Turkey paid an economic price last time its relationship with Moscow turned sour, as Russia imposed sanctions that targeted the country’s exports and tourism market. Russians must “think seriously” before travelling to Turkey, Deputy Foreign Minister Oleg Syromolotov said Tuesday, according to the Interfax news service.

Terrorist Attacks

In the past 10 days, more than 50 people were killed in two bomb attacks in Istanbul and central Turkey that targeted security forces and were claimed by Kurdish militants. Turkey reported a shrinking economy in the third quarter for the first time in seven years, as the instability sapped business and consumer confidence.

The last ambassador from Moscow killed abroad was Soviet envoy Pyotr Voikov in Warsaw in 1927. Two more envoys were murdered before that, including the writer Alexander Griboyedov, who was ambassador to Iran when he was killed by an angry mob in 1829. Putin had been due to see a performance of one of Griboyedov’s plays in Moscow on Monday when the crisis in Ankara erupted.

The U.S., Turkey’s NATO ally, shares its allegiance to rebel groups in Syria, even though many of them have ties to al-Qaeda and other Islamist factions.
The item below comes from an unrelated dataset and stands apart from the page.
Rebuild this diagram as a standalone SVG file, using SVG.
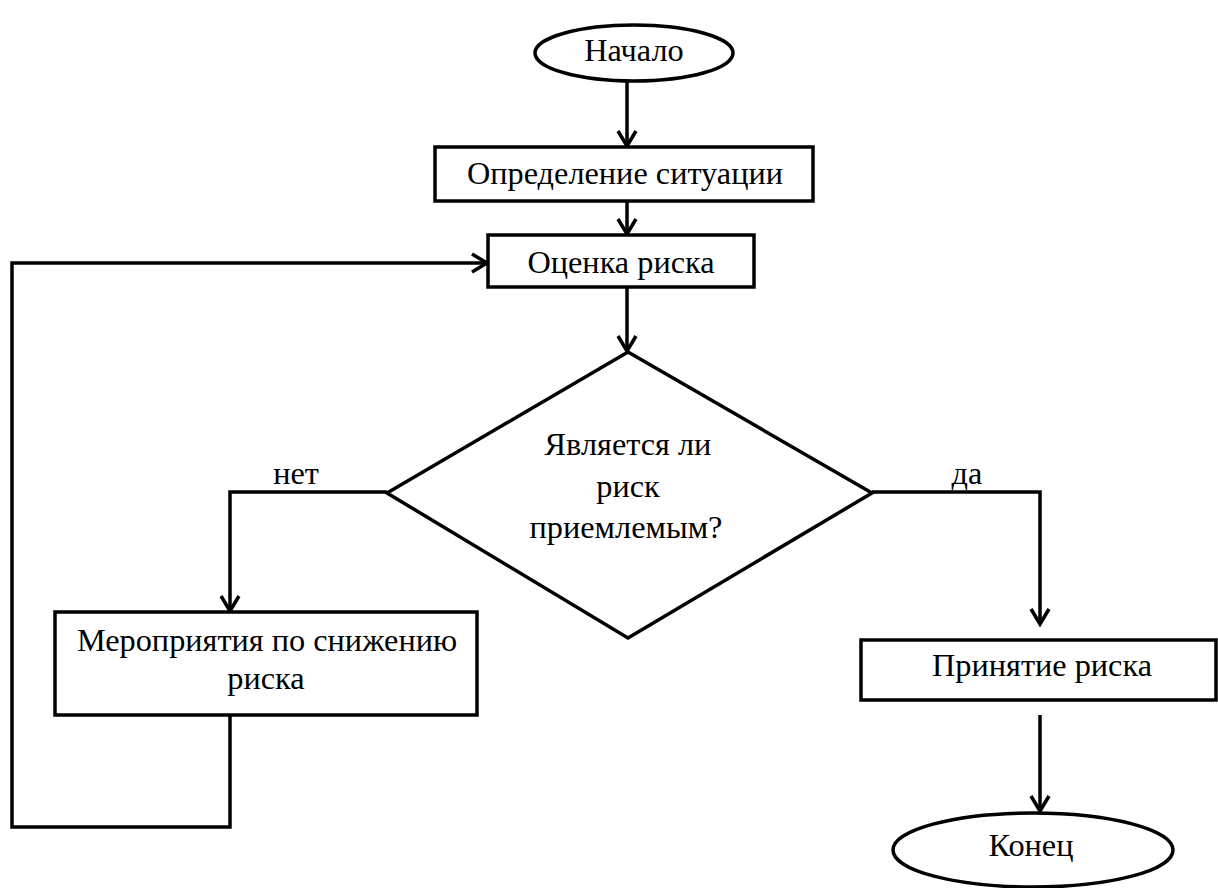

The U.S. has repeatedly denounced Russia for killing civilians during the campaign to recapture Aleppo, while also seeking an understanding between the two most powerful outside actors in the Syrian war that could help to end the conflict.

Secretary of State John Kerry condemned the killing of the Russian envoy, and said in an e-mailed statement that America is ready to assist the investigation. China’s foreign minister Wang Yi called the killing a “barbaric act of terrorism.”